Sunday 6 May 2018

8. India’s Foreign Trade: Balance of Trade, Export and Import Baskets



India’s Foreign Trade: Balance of Trade, Export and Import Baskets
Prior to 1947, India’s trade was a typical colonial trade, in which we used to supply raw materials to our colonial master and imported the manufactured goods. So, naturally the industrialization at home was not permitted. The indigenous handicrafts suffered because of the competition from the British manufactured products as well as British traders located in India as well as abroad.

The colonial pattern of trade was to be changed after independence.
·         The first major challenge was the increase in the production capacity of the country. So, this led to import of the heavy plants and machinery which was called the “developmental Imports”.
·         To maintain the productive capacity of the country, the objects such as machines were imported and this was called “maintenance imports”.
The above two similar kinds of imports were vital for a developing country like ours which just embarked on the path of the economic development.
Apart from that, India needed to import lots of food grains in the beginning. Since, the food grain production in the country was so less to fulfil needs. The import of food grains was also necessary to contain the inflation in these consumer goods.
India when became independent was heavily dependent upon the imports. The higher imports and negligible exports mean a pressure on the balance of trade. The result is pressure on the economy. So, there was need to encourage the exports. The imports were inelastic, and to fight with the pressure of the foreign debt, the country needed to boost its exports.

Balance of Trade
Balance of Trade is the difference between the monetary value of exports and imports of output in an economy over a certain period. A positive balance is known as a trade surplus if it consists of exporting more than is imported; it is also known as favourable trade balance. A negative balance is referred to as a trade deficit.
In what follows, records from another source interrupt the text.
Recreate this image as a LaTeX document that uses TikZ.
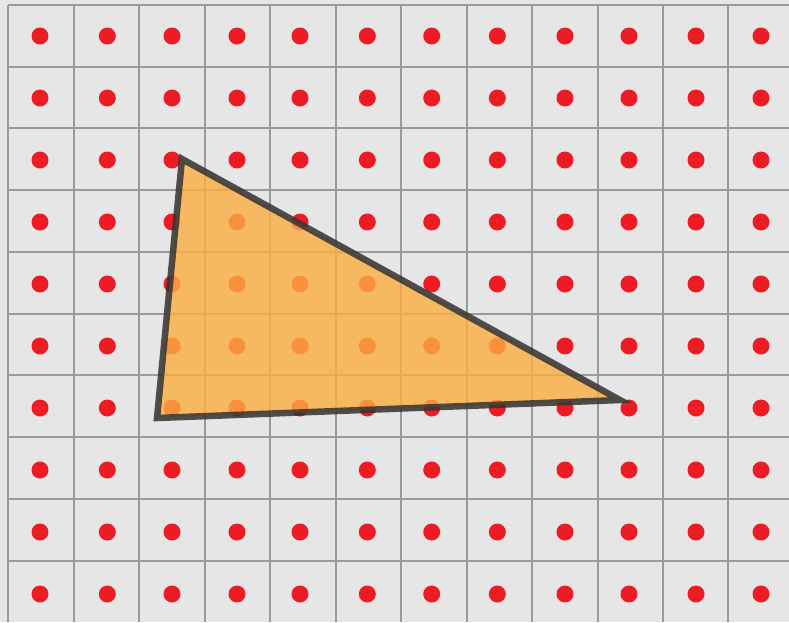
\documentclass[tikz,border=0pt]{standalone}
\definecolor{cellbg}{HTML}{E6E6E6}
\definecolor{gridline}{HTML}{9A9A9A}
\definecolor{dotred}{HTML}{ED1C24}
\definecolor{trifill}{HTML}{FBAE42}
\definecolor{triedge}{HTML}{333333}
\tikzset{
  gridrule/.style={draw=gridline, line width=2pt},
  sampledot/.style={fill=dotred},
  tri/.style={fill=trifill, fill opacity=0.8, draw=triedge, draw opacity=0.85, line width=6.5pt, line join=miter},
}
\begin{document}
\begin{tikzpicture}[x=1pt,y=-1pt]
\useasboundingbox (0,0) rectangle (789,622);
\fill[cellbg] (0,0) rectangle (789,622);
\foreach \xx in {8,73.5,139.2,204.8,270.2,335.7,401.2,466.7,532.3,597.8,663,728.4} {
  \draw[gridrule] (\xx,5) -- (\xx,622);
}
\foreach \yy in {5,66.7,128.4,190.1,251.8,313.5,375.2,436.9,498.6,560.5} {
  \draw[gridrule] (8,\yy) -- (789,\yy);
}
\foreach \xx in {40,107.3,172,237,300,367.3,431.7,497.3,565,629,696,761} {
  \foreach \yy in {36,98,160,222,284,346,408,470,532,594} {
    \fill[sampledot] (\xx,\yy) circle (8.5);
  }
}
\coordinate (A) at (182,159);
\coordinate (B) at (157,418);
\coordinate (C) at (620,400);
\path[tri] (A) -- (B) -- (C) -- cycle;
\end{tikzpicture}
\end{document}
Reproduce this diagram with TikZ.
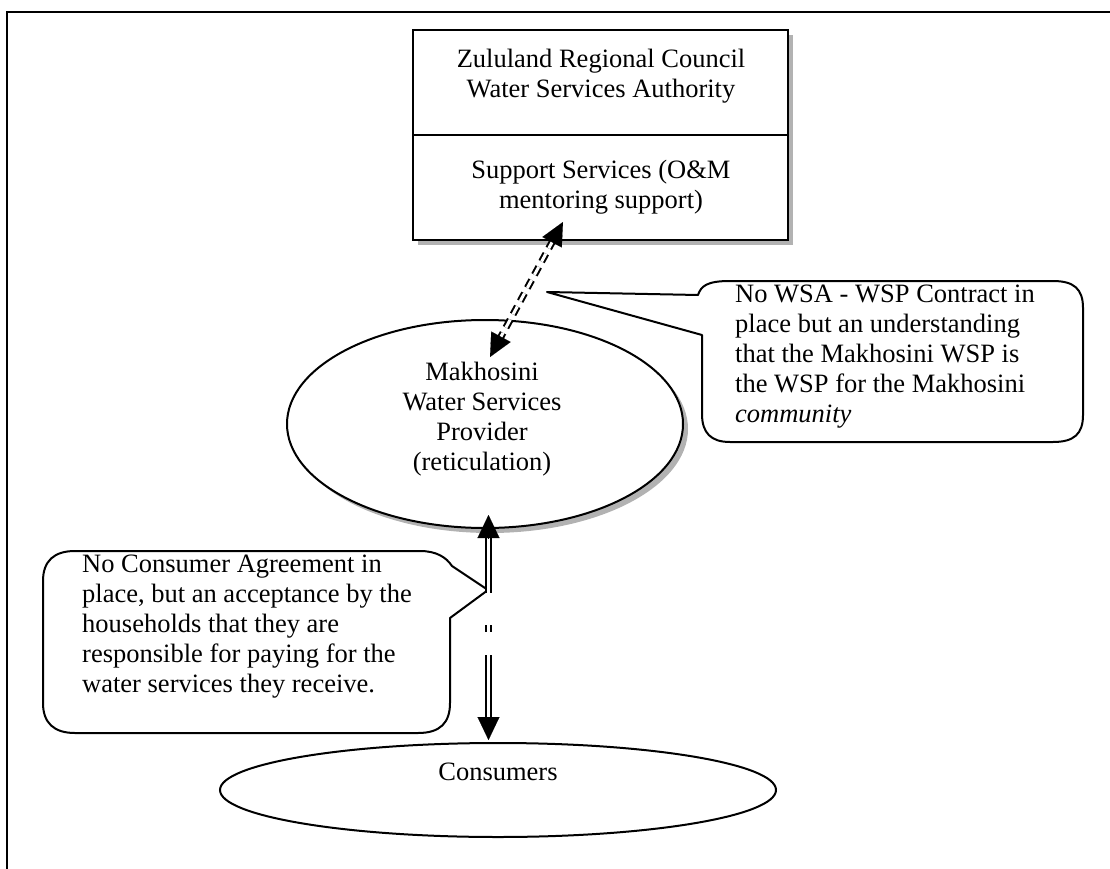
\documentclass[tikz,border=0pt]{standalone}
\usepackage{fontspec}
\setmainfont{Liberation Serif}
\usetikzlibrary{arrows.meta,calc,shapes.geometric,shadows}
\begin{document}
\begin{tikzpicture}[x=1pt,y=-1pt,
  every node/.style={font=\fontsize{26.5pt}{30pt}\selectfont, inner sep=0pt},
  ln/.style={line width=2pt},
  shadowed/.style={general shadow={shadow xshift=5pt, shadow yshift=-5pt, fill=gray!60}},
  dbl/.style={line width=2pt, double distance=3pt},
  head/.style={-{Triangle[length=23pt,width=22pt]}, line width=0.1pt},
  callout/.style={line width=2pt, fill=white, line join=round}
]
\useasboundingbox (0,0) rectangle (1110,869);
% frame
\draw[ln] (7,869) -- (7,12) -- (1110,12);

% top box
\node[draw, ln, fill=white, shadowed, minimum width=375pt, minimum height=210pt] (wsa) at (600.5,135) {};
\draw[ln] (wsa.west) -- (wsa.east);
\node[anchor=north, align=center] (wsatxt) at (601,49) {Zululand Regional Council\\Water Services Authority};
\node[anchor=north, align=center] (suptxt) at (601,160) {Support Services (O\&M\\mentoring support)};

% right callout
\draw[callout] (547,292) -- (698,295) .. controls (701,286) and (707,281) .. (730,281)
  -- (1053,281) .. controls (1074,281) and (1083,289) .. (1083,308)
  -- (1083,415) .. controls (1083,434) and (1074,442) .. (1053,442)
  -- (730,442) .. controls (711,442) and (702,433) .. (702,414)
  -- (702,335) -- cycle;
\node[anchor=north west, align=left] (wsptxt) at (735,285) {No WSA - WSP Contract in\\place but an understanding\\that the Makhosini WSP is\\the WSP for the Makhosini\\\textit{community}};

% Makhosini ellipse
\node[draw, ln, fill=white, shadowed, ellipse, minimum width=396pt, minimum height=208pt] (wsp) at (485,424) {};
\node[anchor=north, align=center] (wsplbl) at (482,362) {Makhosini\\Water Services\\Provider\\(reticulation)};

% dashed double arrow between box and ellipse
\coordinate (t1) at (563,222);
\coordinate (t2) at (490,357);
\draw[dbl, dash pattern=on 9pt off 6pt, shorten >=21pt, shorten <=21pt] (t1) -- (t2);
\draw[head] ($(t1)!23pt!(t2)$) -- (t1);
\draw[head] ($(t2)!23pt!(t1)$) -- (t2);

% left callout
\draw[callout] (488,590) -- (450,618) -- (450,703) .. controls (450,723) and (440,733) .. (418,733)
  -- (75,733) .. controls (54,733) and (43,723) .. (43,703)
  -- (43,581) .. controls (43,561) and (54,551) .. (75,551)
  -- (420,551) .. controls (436,551) and (446,557) .. (452,566) -- cycle;
\node[anchor=north west, align=left] (cattxt) at (82,555) {No Consumer Agreement in\\place, but an acceptance by the\\households that they are\\responsible for paying for the\\water services they receive.};

% consumers ellipse
\node[draw, ln, fill=white, ellipse, minimum width=556pt, minimum height=94pt] (cons) at (498,790) {};
\node[anchor=base] (conslbl) at (498,780) {Consumers};

% vertical double arrow
\coordinate (u1) at (488.5,515);
\coordinate (u2) at (488.5,538);
\coordinate (u3) at (488.5,593);
\coordinate (m1) at (488.5,625);
\coordinate (m2) at (488.5,632);
\coordinate (d1) at (488.5,655);
\coordinate (d2) at (488.5,717);
\coordinate (d3) at (488.5,740);
\draw[dbl] (u2) -- (u3);
\draw[dbl] (m1) -- (m2);
\draw[dbl] (d1) -- (d2);
\draw[head] (u2) -- (u1);
\draw[head] (d2) -- (d3);
\end{tikzpicture}
\end{document}
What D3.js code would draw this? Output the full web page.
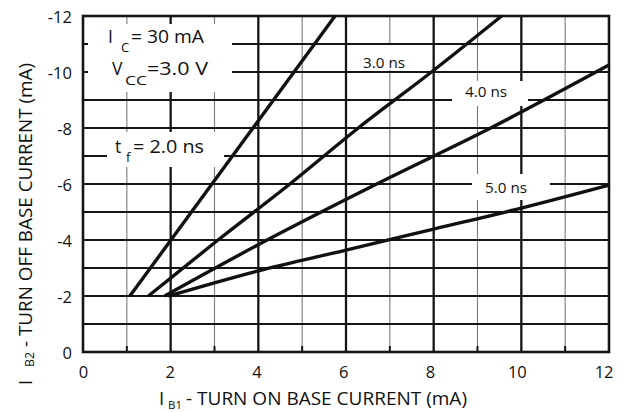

Factors that can affect the balance of trade include:
·         The cost of production (Land, Labour, Capital, Taxes, Incentives, etc.) in the exporting and importing countries
·         The cost and availability of raw materials, intermediate goods and other inputs;
·         Exchange rate movements;
·         Multilateral, bilateral and unilateral taxes or restrictions on trade;
·         Non-tariff barriers such as environmental, health or safety standards;
·         The availability of adequate foreign exchange with which to pay for imports; and
·         Prices of goods manufactured at home (influenced by the responsiveness of supply)
·         The stage in business cycle such as recession, boom, stagnation etc.

Historical Trends in Trade Balance
In 1949-50, India’s exports were worth Rs. 485 Crore and the imports were worth Rs. 617 Crore. Thus, the country started with negative trade balance of Rs. 132 Crore. Both exports and imports increased and the trade deficit also increased. India has a continuous trade deficit except only two years viz. 1972-73 & 1976-77 in which there were more exports than imports and a positive trade balance.
Post liberalization, the devaluation of Rupee and convertibility of Indian Rupee in current account tried to create a favourable environment but in the subsequent years, the trade deficit increased.